Jackass defenders frequently bring up that the stars are willingly hurting only themselves. This is true. But the audience's relation to that show is no different than if they were hurting others. Pleasure is derived from seeing people on the screen in pain. It's sadistic either way.
My favourite defense of movies in The New Sadism (favourite, as in the stupidest) is common among IMDb message board users. "If you don't like it, don't watch it."
Great. And if I don't like that there's a war in Iraq, the solution is that I don't watch the news.
Another common response on The New Sadism's behalf is that society has always objected to horror movies, and this is no different.
This is compelling, but not really true.
Controversy, and in some cases outrage, has accompanied horror movies before. The difference is that the ones these proponents are talking about never had much popular cultural impact. Maybe that shouldn't make a difference, but it does.

1972's
The Last House on the Left and its more exploitative 1977 retread
I Spit on Your Grave played in drive-ins and seedy urban areas. They were niche films. Their appeal is precisely that they weren't in synch with the standards of dominant culture. They were a reaction to it. That's why those movies were important. They didn't fit the sanctioned template. They felt defiant, and that made them political.
Sure, there's a satiric element to
Hostel. It's a cheeky/gruesome take on American perception of foreign cultures. But
Hostel's popularity amongst the under 35 demographic means that it is part of dominant American culture. It no longer has a defiant value.
Saw II counters what
Dawn of the Dead and
The Last House on the Left meant by pitching its extreme nature as something institutional and corrupt. That shit is so basic to me. The desire to see unorthodox cult movies infiltrate the ultramainstream is just insane.
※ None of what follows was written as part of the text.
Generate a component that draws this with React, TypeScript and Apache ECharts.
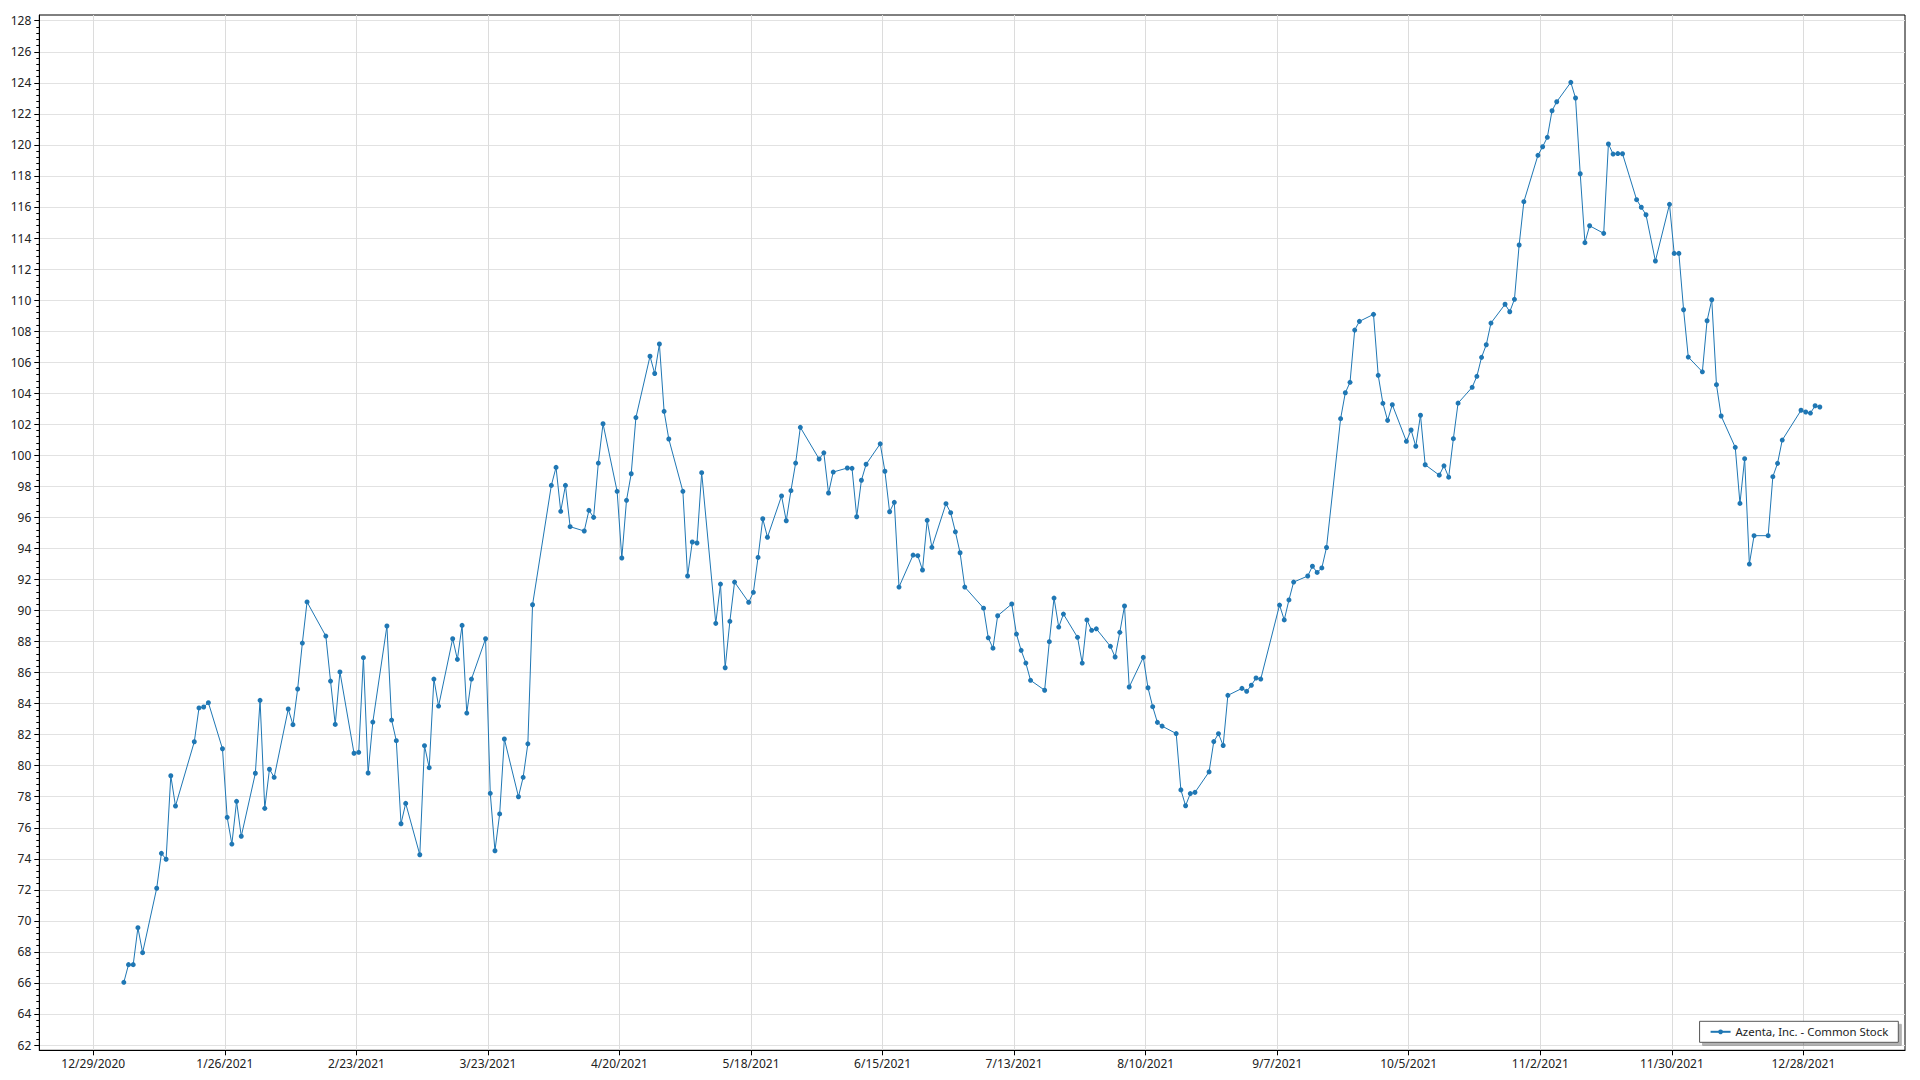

The New Sadism isn't necessarily a curse. Though perhaps the most brutal entry in the subgenre, I thought Alexander Aja's remake of
The Hills Have Eyes was terrific. It was imagined in vivid visual terms, its violence was never pacifying, and it had moral and social context. Aja really knows what he's doing, and that's a crucial difference. Those who doubt he's the most talented new horror director need to look at this thing again.
Otherwise, hey,
Hostel Part II opens tomorrow.
I've said all this as somebody who cares about the horror genre enough to believe it's worth more. When you're yelling "Awesome!" at a guy cutting off his own foot in
Saw, what exactly are you rebelling against?